出版	University of California, Berkeley, 2016
URL	http://books.google.com.hk/books?id=kE4HtAEACAAJ&hl=&source=gbs_api

註釋The mechanism of water oxidation to molecular oxygen at the surface of strontium titanate, a representative transition-metal oxide photocatalyst, was investigated using ultrafast pump-probe spectroscopy and accompanying characterization methods. The dependence of the rate of initial charge transfer on applied potential was investigated with transient absorption spectroscopy, revealing a phenomenological transfer coefficient for this single step of the multi-step water oxidation reaction.
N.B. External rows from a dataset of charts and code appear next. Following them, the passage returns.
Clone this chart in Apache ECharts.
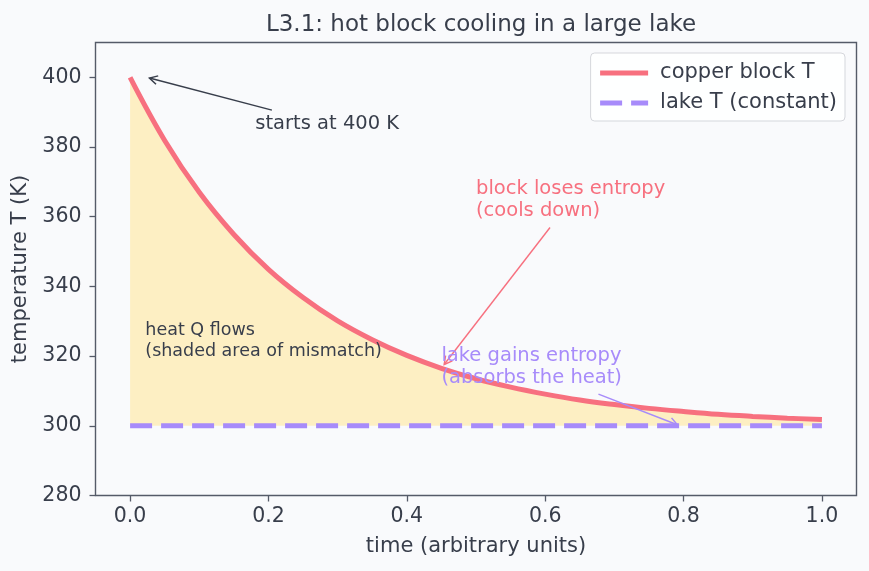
<!DOCTYPE html>
<html>
<head>
<meta charset="utf-8">
<title>L3.1 cooling</title>
<script src="https://cdn.jsdelivr.net/npm/echarts@6/dist/echarts.min.js"></script>
<style>
  html, body { margin: 0; padding: 0; background: #f9fafc; }
  #main { width: 869px; height: 571px; }
</style>
</head>
<body>
<div id="main"></div>
<script>
// values
const timePts = [0, 0.05, 0.1, 0.15, 0.2, 0.25, 0.3, 0.35, 0.4, 0.45, 0.5,
  0.55, 0.6, 0.65, 0.7, 0.75, 0.8, 0.85, 0.9, 0.95, 1.0];
const blockT = [400, 381.9, 367.0, 354.9, 344.9, 336.8, 330.1, 324.7, 320.2, 316.5, 313.5,
  311.1, 309.1, 307.4, 306.1, 305.0, 304.1, 303.3, 302.7, 302.2, 301.8];
const lakeTime = [0, 1.0];
const lakeT = [300, 300];
const xTicks = [0, 0.2, 0.4, 0.6, 0.8, 1.0];
const yTicks = [280, 300, 320, 340, 360, 380, 400];

const dark = '#383e4b';
const frame = '#555b68';
const red = '#f7707f';
const purple = '#a78bfa';
const font = 'DejaVu Sans';

const blockData = timePts.map((t, i) => [t, blockT[i]]);
const lakeData = lakeTime.map((t, i) => [t, lakeT[i]]);

const chart = echarts.init(document.getElementById('main'), null, {renderer: 'canvas'});

chart.setOption({
  backgroundColor: '#f9fafc',
  animation: false,
  textStyle: {fontFamily: font},
  title: {
    text: 'L3.1: hot block cooling in a large lake',
    left: 476,
    top: 9,
    textAlign: 'center',
    textStyle: {fontSize: 23, fontWeight: 'normal', color: dark, fontFamily: font}
  },
  grid: {
    left: 95.5, right: 12.5, top: 42.5, bottom: 75.5,
    show: true, borderColor: frame, borderWidth: 1.4, backgroundColor: 'transparent'
  },
  legend: {
    right: 24, top: 53,
    orient: 'vertical',
    itemWidth: 48, itemHeight: 5,
    itemGap: 6,
    padding: [8, 8, 6, 7],
    backgroundColor: 'rgba(255,255,255,0.85)',
    borderColor: '#d5d7dc', borderWidth: 1, borderRadius: 4,
    itemStyle: {opacity: 0},
    lineStyle: {width: 5},
    textStyle: {fontSize: 21, color: dark, fontFamily: font, lineHeight: 24, padding: [0, 0, 0, 7]},
    data: ['copper block T', 'lake T (constant)']
  },
  xAxis: {
    type: 'value', min: -0.05, max: 1.05,
    name: 'time (arbitrary units)', nameLocation: 'middle', nameGap: 41,
    nameTextStyle: {fontSize: 21, color: dark, fontFamily: font},
    axisLine: {show: false, onZero: false},
    splitLine: {show: false},
    axisTick: {show: true, inside: false, length: 6, customValues: xTicks, lineStyle: {color: frame, width: 1.3}},
    axisLabel: {
      customValues: xTicks, fontSize: 20.5, color: dark, margin: 11,
      formatter: v => v.toFixed(1)
    }
  },
  yAxis: {
    type: 'value', min: 280, max: 410,
    name: 'temperature T (K)', nameLocation: 'middle', nameGap: 60,
    nameTextStyle: {fontSize: 21, color: dark, fontFamily: font},
    axisLine: {show: false, onZero: false},
    splitLine: {show: false},
    axisTick: {show: true, inside: false, length: 6, customValues: yTicks, lineStyle: {color: frame, width: 1.3}},
    axisLabel: {customValues: yTicks, fontSize: 20.5, color: dark, margin: 14}
  },
  series: [
    {
      name: 'heat fill',
      type: 'line',
      data: blockData,
      smooth: 0.4,
      showSymbol: false, symbol: 'none',
      lineStyle: {width: 0},
      areaStyle: {color: '#fdefc3', opacity: 1, origin: 300},
      silent: true,
      z: 1
    },
    {
      name: 'lake T (constant)',
      type: 'line',
      data: lakeData,
      showSymbol: false, symbol: 'none',
      lineStyle: {color: purple, width: 5, type: [22, 9]},
      itemStyle: {color: purple},
      z: 3
    },
    {
      name: 'copper block T',
      type: 'line',
      data: blockData,
      smooth: 0.4,
      showSymbol: false, symbol: 'none',
      lineStyle: {color: red, width: 5},
      itemStyle: {color: red},
      z: 4
    }
  ]
});

// annotations placed in data coordinates
function px(p) { return chart.convertToPixel({gridIndex: 0}, p); }

function arrow(from, to, color, width) {
  const a = px(from), b = px(to);
  const ang = Math.atan2(b[1] - a[1], b[0] - a[0]);
  const L = 9, spread = 0.5;
  const h1 = [b[0] - L * Math.cos(ang - spread), b[1] - L * Math.sin(ang - spread)];
  const h2 = [b[0] - L * Math.cos(ang + spread), b[1] - L * Math.sin(ang + spread)];
  return [
    {type: 'line', z: 10, shape: {x1: a[0], y1: a[1], x2: b[0], y2: b[1]},
      style: {stroke: color, lineWidth: width}},
    {type: 'polyline', z: 10, shape: {points: [h1, b, h2]},
      style: {stroke: color, lineWidth: width, fill: null}}
  ];
}

function note(at, text, color, size, lh, valign) {
  const p = px(at);
  return {
    type: 'text', z: 10, x: p[0], y: p[1],
    style: {
      text: text, fill: color, font: size + 'px "' + font + '"',
      lineHeight: lh, align: 'left', verticalAlign: valign
    }
  };
}

const graphics = [].concat(
  arrow([0.205, 390.6], [0.028, 399.8], dark, 1.5),
  arrow([0.607, 356.9], [0.454, 317.6], red, 1.4),
  arrow([0.677, 309.1], [0.791, 300.3], purple, 1.5),
  [
    note([0.181, 386.6], 'starts at 400 K', dark, 19.5, 23, 'middle'),
    note([0.5, 371], 'block loses entropy\n(cools down)', red, 19.5, 21.5, 'top'),
    note([0.45, 323], 'lake gains entropy\n(absorbs the heat)', purple, 19.5, 21.5, 'top'),
    note([0.022, 330.4], 'heat Q flows\n(shaded area of mismatch)', dark, 17.5, 21, 'top')
  ]
);

chart.setOption({graphic: graphics});
</script>
</body>
</html>
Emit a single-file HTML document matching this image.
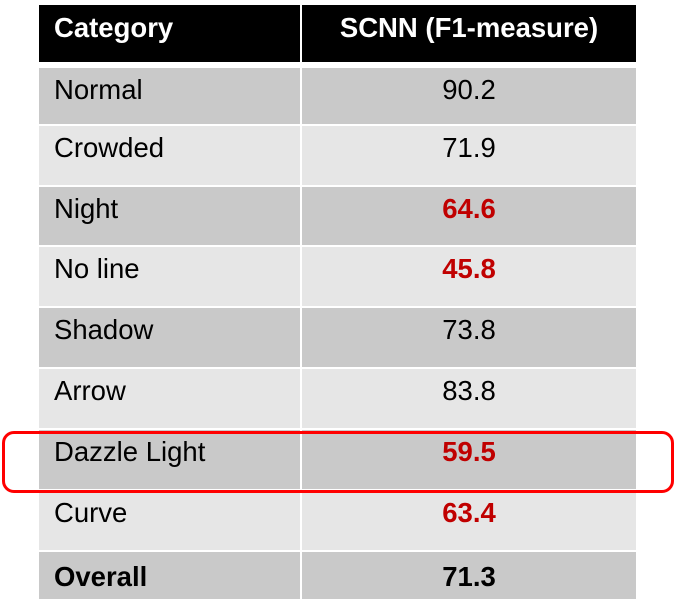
<!DOCTYPE html>
<html><head><meta charset="utf-8"><style>
body{margin:0;width:675px;height:608px;background:#fff;position:relative;overflow:hidden;font-family:"Liberation Sans",Arial,sans-serif;}
.c{position:absolute;box-sizing:border-box;font-size:27.5px;line-height:32px;color:#000;}
.l{left:39px;width:261px;padding-left:15px;}
.r{left:302px;width:334px;text-align:center;}
.h{background:#000;color:#fff;font-weight:bold;}
.d{background:#c9c9c9}.w{background:#e6e6e6}
.red{color:#c00000;font-weight:bold}
.b{font-weight:bold}
#box{position:absolute;left:2px;top:431px;width:672px;height:62px;box-sizing:border-box;border:3.5px solid #ff0000;border-radius:12px;}
</style></head><body>
<div id="t"></div>
<div id="box"></div>
<script>
const categories=["Normal","Crowded","Night","No line","Shadow","Arrow","Dazzle Light","Curve","Overall"];
const values=["90.2","71.9","64.6","45.8","73.8","83.8","59.5","63.4","71.3"];
const redFlags=[0,0,1,1,0,0,1,1,0];
const tops=[68,126,187,247,308,369,430,491,552];
const bots=[124,185,245,306,367,428,489,550,599];
const t=document.getElementById('t');
function cell(cls,top,h,txt,pad){
  const e=document.createElement('div');
  e.className='c '+cls;
  e.style.top=top+'px';e.style.height=h+'px';e.style.paddingTop=pad+'px';
  e.textContent=txt;
  t.appendChild(e);return e;
}
let e=cell('l h',5,57,'Category',7);


e=cell('r h',5,57,'SCNN (F1-measure)',7);


categories.forEach((c,i)=>{
  const bg=i%2==0?'d':'w';
  const last=i==categories.length-1;
  const h=bots[i]-tops[i];
  const pad=last?9:6;
  let a=cell('l '+bg+(last?' b':''),tops[i],h,c,pad);
  
  
  let b=cell('r '+bg+(redFlags[i]?' red':'')+(last?' b':''),tops[i],h,values[i],pad);
  
  
});
</script>
</body></html>
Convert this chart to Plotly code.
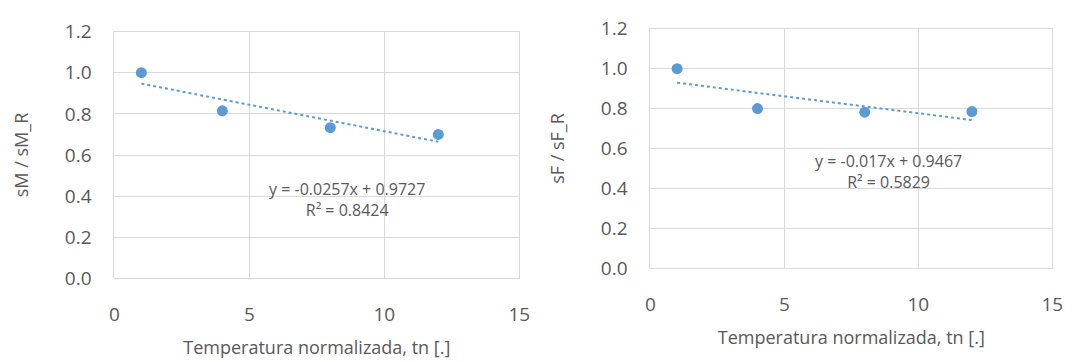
import plotly.graph_objects as go

# Normalised temperature and relative strength ratios
tn = [1, 4, 8, 12]
sm_ratio = [1.0, 0.815, 0.733, 0.700]
sf_ratio = [1.0, 0.800, 0.782, 0.785]

# Linear trend fits (slope, intercept, R²)
sm_fit = (-0.0257, 0.9727, 0.8424)
sf_fit = (-0.017, 0.9467, 0.5829)

x_ticks = [0, 5, 10, 15]
y_ticks = [0.0, 0.2, 0.4, 0.6, 0.8, 1.0, 1.2]

BLUE = "#5b9bd5"
TEXT = "#595959"
GRID = "#d9d9d9"
FONT = "Open Sans"

W, H = 1083, 362

fig = go.Figure()


def add_panel(n, y_vals, fit, ytitle, xdom, ydom, eq_pos):
    xa = "x" if n == 1 else f"x{n}"
    ya = "y" if n == 1 else f"y{n}"
    slope, inter, r2 = fit
    fig.add_trace(go.Scatter(
        x=tn, y=y_vals, mode="markers", xaxis=xa, yaxis=ya,
        marker=dict(color=BLUE, size=11), showlegend=False))
    xs = [tn[0], tn[-1]]
    fig.add_trace(go.Scatter(
        x=xs, y=[slope * v + inter for v in xs], mode="lines",
        xaxis=xa, yaxis=ya,
        line=dict(color=BLUE, width=2, dash="dot"), showlegend=False))
    axis_common = dict(showgrid=True, gridcolor=GRID, gridwidth=1,
                       showline=True, linecolor=GRID, linewidth=1, mirror=True,
                       zeroline=False, ticks="",
                       tickfont=dict(family=FONT, size=19, color=TEXT))
    fig.layout[f"xaxis{'' if n == 1 else n}"] = dict(
        axis_common, domain=xdom, range=[0, 15], tickvals=x_ticks,
        anchor=ya, ticklabelstandoff=19,
        title=dict(text="Temperatura normalizada, tn [.]", standoff=15,
                   font=dict(family=FONT, size=18, color=TEXT)))
    fig.layout[f"yaxis{'' if n == 1 else n}"] = dict(
        axis_common, domain=ydom, range=[0, 1.2], tickvals=y_ticks,
        tickformat=".1f", anchor=xa, ticklabelstandoff=18,
        title=dict(text=ytitle, standoff=31,
                   font=dict(family=FONT, size=18, color=TEXT)))
    eq = f"y = {slope:g}x + {inter:g}<br>R² = {r2:g}"
    fig.add_annotation(x=eq_pos[0], y=eq_pos[1], xref=xa, yref=ya,
                       text=eq, showarrow=False,
                       font=dict(family=FONT, size=16, color=TEXT))


add_panel(1, sm_ratio, sm_fit, "sM / sM_R",
          [111 / W, 522 / W], [1 - 286 / H, 1 - 20 / H], (8.6, 0.385))
add_panel(2, sf_ratio, sf_fit, "sF / sF_R",
          [655 / W, 1063 / W], [1 - 275 / H, 1 - 17 / H], (8.9, 0.485))

fig.update_layout(width=W, height=H, margin=dict(l=0, r=0, t=0, b=0),
                  paper_bgcolor="white", plot_bgcolor="white",
                  font=dict(family=FONT, color=TEXT))

fig.write_html("out.html")
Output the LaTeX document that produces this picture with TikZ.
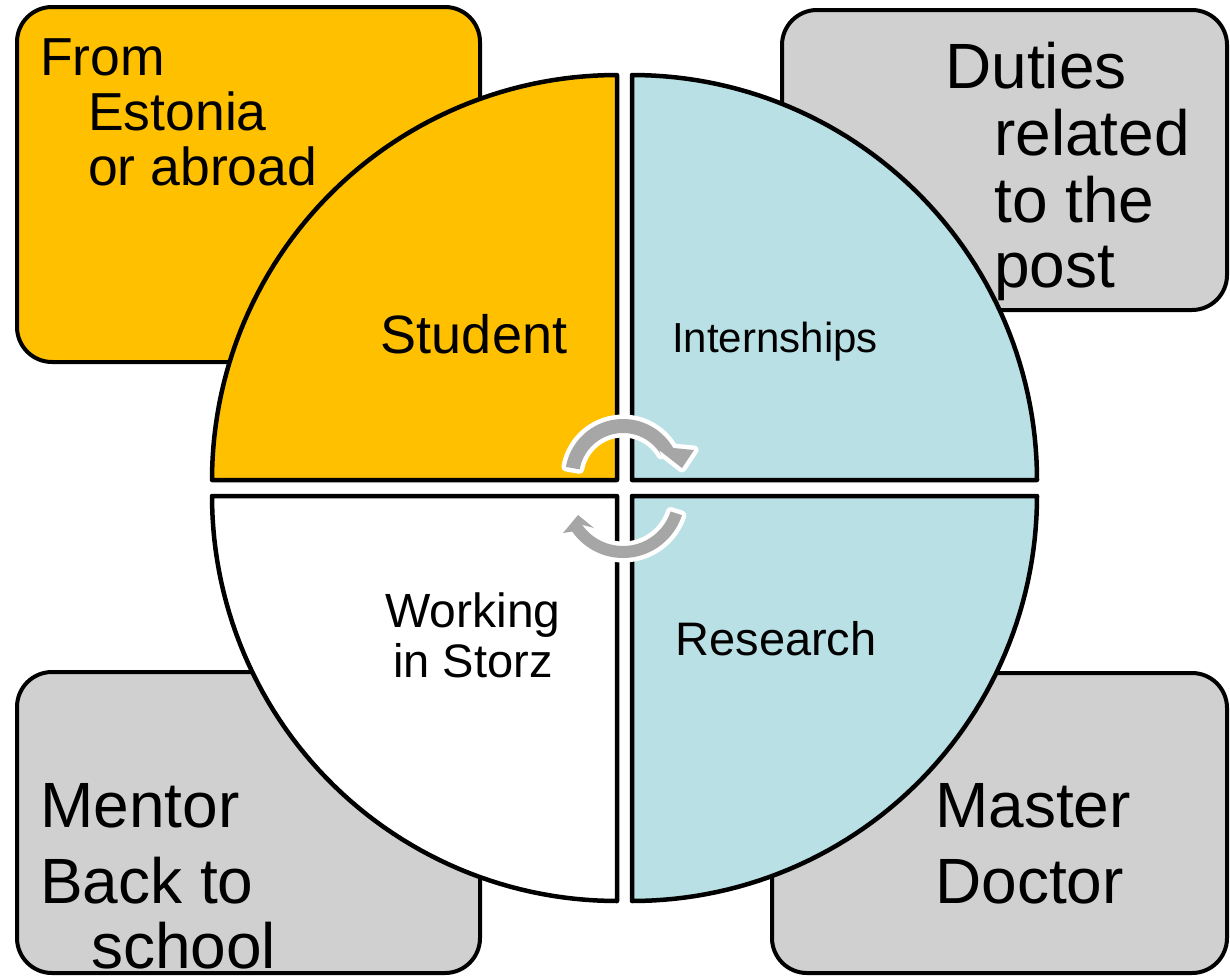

Time resolved infrared spectroscopy provided the first direct evidence of the molecular character of the first intermediate to be a titanium-bound oxyl radical, and revealed interfacial Fano coupling between the electrolyte, surface species, and catalyst electronic continuum. Further work combining both transient absorption and time-resolved mid-infrared spectroscopy exposed a minimum of three distinct surface states at the strontium titanate surface, providing insight into the rich chemistry mediated at the catalyst surface. These results highlight the intricacies of charge transfer at the surface of these promising materials, provide insight into an important but difficult reaction necessary for any artificial photosynthetic system, and offer a generalizable paradigm for considering heterogeneous photochemistry. Finally, preliminary groundwork was done to uncover the mechanism of the carbon dioxide reduction half reaction in a novel inorganic-biological bacterial system with potential to produce green chemicals such as carbon-neutral liquid fuels.